# I am so angry and disgusted...



## irretractable (Jun 4, 2008)

I'm a psychiatrist. I have seen more than my share of cruelty and insensitivity and pure evil. But what I came home to today tops it off. I got home from working a 12 hour shift in the emergency room and opened my garage door to check on and feed my pigeons (I've built a temporary large cage in my garage to quaratine these 3 for a month before introducing them to CoyoteJoe's loft.) There was a horrible gasoline smell which is not usual for my garage. When I got to their cage, I noticed their water was bright red...at first I thought it was blood, but none of them seemed to be injured, just very skittish. Paloma was vomiting. I called my mom (who had spent the night upstairs in my apartment), and she said she checked on them this morning and thought it was odd because the heat lamp was unplugged...so she plugged it back in but didn't turn on the light so she didn't notice the red water. She had noticed the smell. And it dawned on me that someone had broken in. And unplugged the heat lamp. And they had taken fuel stabilizer for my scooter and dumped it in my pigeons' water and in their food. Paloma and Harlequin had clearly been standing in it because their feet were bright red. Harlequin's chest was spattered with it. Maggie, the baby seemed to have avoided contacting it somehow. Nothing was stolen. Nothing else was damaged or destroyed. I rushed the three to the vet before calling the police. So far they're ok. They've been bathed and have gotten a g.i. protectant. Will just see how they're respiratory status is because the fumes were very strong. The only person (besides my good friends and my mom) who knew the pigeons were in my garage was a sweet elderly lady next door to me who has lovebirds and cockatiels. It seems like someone broke-in (either to case the place or vandalize...unfortunately happens fairly frequently around here) and just decided to have pure evil "fun." I can't even begin to make any sense of this. It is SO sick.


----------



## plamenh (Aug 11, 2006)

I’m speechless. You as psychiatrist may come to some definition for such a behavior. Insanity is the only thing coming in my mind.
Hope you birds will recover soon.


----------



## Mindy (Apr 2, 2009)

OMG, that is awful. So glad that you got there in time to save them. Why do people this sorta thing? WHY?? I hope they catch this person or persons before they harm another animal or person next time. min


----------



## [MN]eXist^_^ (Feb 13, 2009)

Must have been kids. Like 7-8 years old if they didnt steal anything must be pretty young.


----------



## irretractable (Jun 4, 2008)

Yeah? That's an interesting (sad) thought...why break into a garage though in the first place?


----------



## Msfreebird (Sep 23, 2007)

Thank God you came home and got them to the vet! I hope their all OK, please keep us posted.
I won't say anymore because it won't be civil (about the perpetrators)


----------



## spirit wings (Mar 29, 2008)

yes, someone needs some help in the mental department....lets hope he/she does not move on to "bigger" things..like poisoning people. did you report it? make sure you go over your stuff well. would not like to think your food is tainted too. It is so disheartening and sad...and disgusting.


----------



## Columba livia! (May 4, 2009)

Keep us posted for sure! this is horrible!


----------



## irretractable (Jun 4, 2008)

Msfreebird said:


> I won't say anymore because it won't be civil (about the perpetrators)

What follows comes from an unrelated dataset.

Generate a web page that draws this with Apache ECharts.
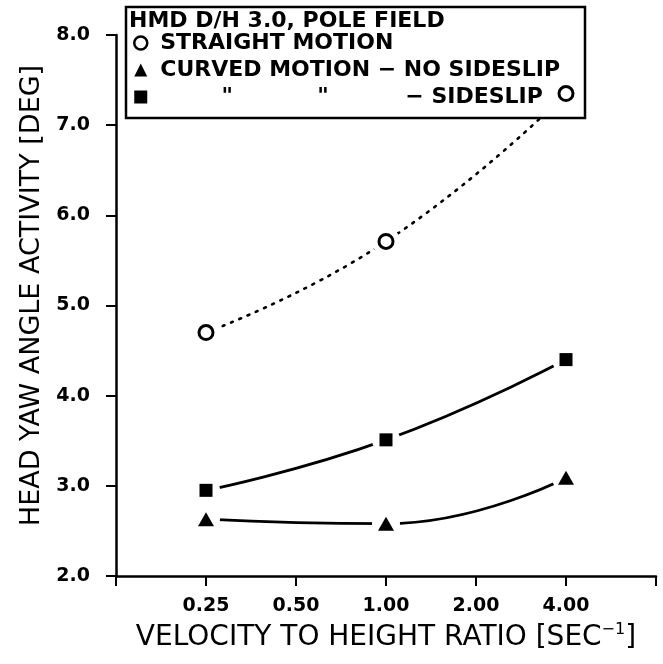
<!DOCTYPE html>
<html>
<head>
<meta charset="utf-8">
<script src="https://cdn.jsdelivr.net/npm/echarts@6/dist/echarts.min.js"></script>
<style>
html,body{margin:0;padding:0;background:#fff;}
#main{width:663px;height:664px;}
</style>
</head>
<body>
<div id="main"></div>
<script>
// velocity to height ratio [sec^-1], plotted on a log2 axis
let xValues = [0.25, 1.00, 4.00];
let xTickLabels = ["0.25", "0.50", "1.00", "2.00", "4.00"];
let straightMotion = [4.70, 5.71, 7.35];
let curvedNoSideslip = [2.63, 2.58, 3.09];
let curvedSideslip = [2.95, 3.51, 4.40];
let seriesNames = [
	"STRAIGHT MOTION",
	"CURVED MOTION \u2212 NO SIDESLIP",
	'        "           "          \u2212 SIDESLIP'
];
let legendTitle = "HMD D/H 3.0, POLE FIELD";

let font = "DejaVu Sans";

function pairs(ys) {
	return xValues.map(function(x, i) {
		return [x, ys[i]];
	});
}

// fitted curve, white discs under the markers leave the gap seen on the plot
function fitLine(id, ys, dotted) {
	return {
		name: id,
		type: "line",
		data: pairs(ys),
		smooth: 0.5,
		z: 1,
		silent: true,
		symbol: "circle",
		symbolSize: 28,
		showSymbol: true,
		itemStyle: { color: "#fff" },
		lineStyle: {
			color: "#000",
			width: dotted ? 2.6 : 2.8,
			type: dotted ? [2, 7] : "solid",
			cap: "round"
		}
	};
}

function markers(name, ys, symbol, size, style) {
	style.opacity = 1;
	return {
		name: name,
		type: "scatter",
		data: pairs(ys),
		symbol: symbol,
		symbolSize: size,
		itemStyle: style,
		z: 5
	};
}

let myChart = echarts.init(document.getElementById("main"), null, { renderer: "canvas" });
let option = {
	animation: false,
	backgroundColor: "#fff",
	grid: { left: 116, right: 7, top: 35, bottom: 88 },
	title: {
		text: legendTitle,
		left: 129,
		top: 10,
		padding: 0,
		z: 6,
		textStyle: { fontFamily: font, fontSize: 22, fontWeight: "bold", color: "#000" }
	},
	legend: {
		data: seriesNames,
		orient: "vertical",
		left: 133,
		top: 32,
		padding: 0,
		itemGap: 5,
		itemWidth: 13,
		itemHeight: 13,
		selectedMode: false,
		z: 6,
		itemStyle: { borderWidth: 2.5, opacity: 1 },
		textStyle: { fontFamily: font, fontSize: 22, fontWeight: "bold", lineHeight: 21, color: "#000", padding: [0, 0, 0, 8] }
	},
	graphic: [{
		type: "rect",
		z: 3,
		shape: { x: 126, y: 7, width: 459, height: 111 },
		style: { fill: "#fff", stroke: "#000", lineWidth: 2.5 }
	}],
	xAxis: {
		type: "log",
		logBase: 2,
		min: 0.125,
		max: 8,
		splitLine: { show: false },
		minorTick: { show: false },
		axisLine: { onZero: false, lineStyle: { color: "#000", width: 2.5 } },
		axisTick: { show: true, length: 10, lineStyle: { color: "#000", width: 2 } },
		axisLabel: {
			color: "#000",
			fontFamily: font,
			fontSize: 19,
			fontWeight: "bold",
			margin: 21,
			formatter: function(v) {
				let s = xTickLabels.find(function(t) {
					return Math.abs(parseFloat(t) - v) < 1e-6;
				});
				return s || "";
			}
		},
		name: "{n|VELOCITY TO HEIGHT RATIO [SEC}{s|\u22121}{n|]}",
		nameLocation: "middle",
		nameGap: 46,
		nameTextStyle: {
			rich: {
				n: { fontFamily: font, fontSize: 28, lineHeight: 32, color: "#000" },
				s: { fontFamily: font, fontSize: 16, lineHeight: 16, verticalAlign: "top", color: "#000" }
			}
		}
	},
	yAxis: {
		type: "value",
		min: 2,
		max: 8,
		interval: 1,
		splitLine: { show: false },
		axisLine: { show: true, onZero: false, lineStyle: { color: "#000", width: 2.5 } },
		axisTick: { show: true, length: 10, lineStyle: { color: "#000", width: 2 } },
		axisLabel: {
			color: "#000",
			fontFamily: font,
			fontSize: 19,
			fontWeight: "bold",
			margin: 26,
			formatter: function(v) {
				return v.toFixed(1);
			}
		},
		name: "HEAD YAW ANGLE ACTIVITY [DEG]",
		nameLocation: "middle",
		nameRotate: 90,
		nameGap: 67,
		nameTextStyle: { fontFamily: font, fontSize: 27, color: "#000", padding: [0, 0, 0, 20] }
	},
	series: [
		fitLine("fit straight", straightMotion, true),
		fitLine("fit no sideslip", curvedNoSideslip, false),
		fitLine("fit sideslip", curvedSideslip, false),
		markers(seriesNames[0], straightMotion, "circle", 14, { color: "#fff", borderColor: "#000", borderWidth: 3 }),
		markers(seriesNames[1], curvedNoSideslip, "triangle", [16, 14], { color: "#000" }),
		markers(seriesNames[2], curvedSideslip, "rect", 13, { color: "#000" })
	]
};
myChart.setOption(option);
</script>
</body>
</html>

Please do say more, civil or not...I need some comiseration.


----------



## Charis (Feb 11, 2007)

This is horrible...I'm speechless. Did you call the police?


----------



## irretractable (Jun 4, 2008)

spirit wings said:


> yes, someone needs some help in the mental department....lets hope he/she does not move on to "bigger" things..like poisoning people. did you report it? make sure you go over your stuff well. would not like to think your food is tainted too. It is so disheartening and sad...and disgusting.


Forget mental department - I think they're beyond that...maybe criminal department. I did file a police report. The officer was very nice but completely perplexed. They're not even investigating because there are really no suspects or anything specific to pursue. I would feel better had they stolen something, but they didn't. They just hurt the pigeons. I'm going to keep a closer eye on things though - I've had several things thrown on my balcony (most recently a tennis ball), presumably by someone throwing them at pigeons. I'd like to think this was totally random, but I'm a bit creeped out and afraid it may not be. Ughh...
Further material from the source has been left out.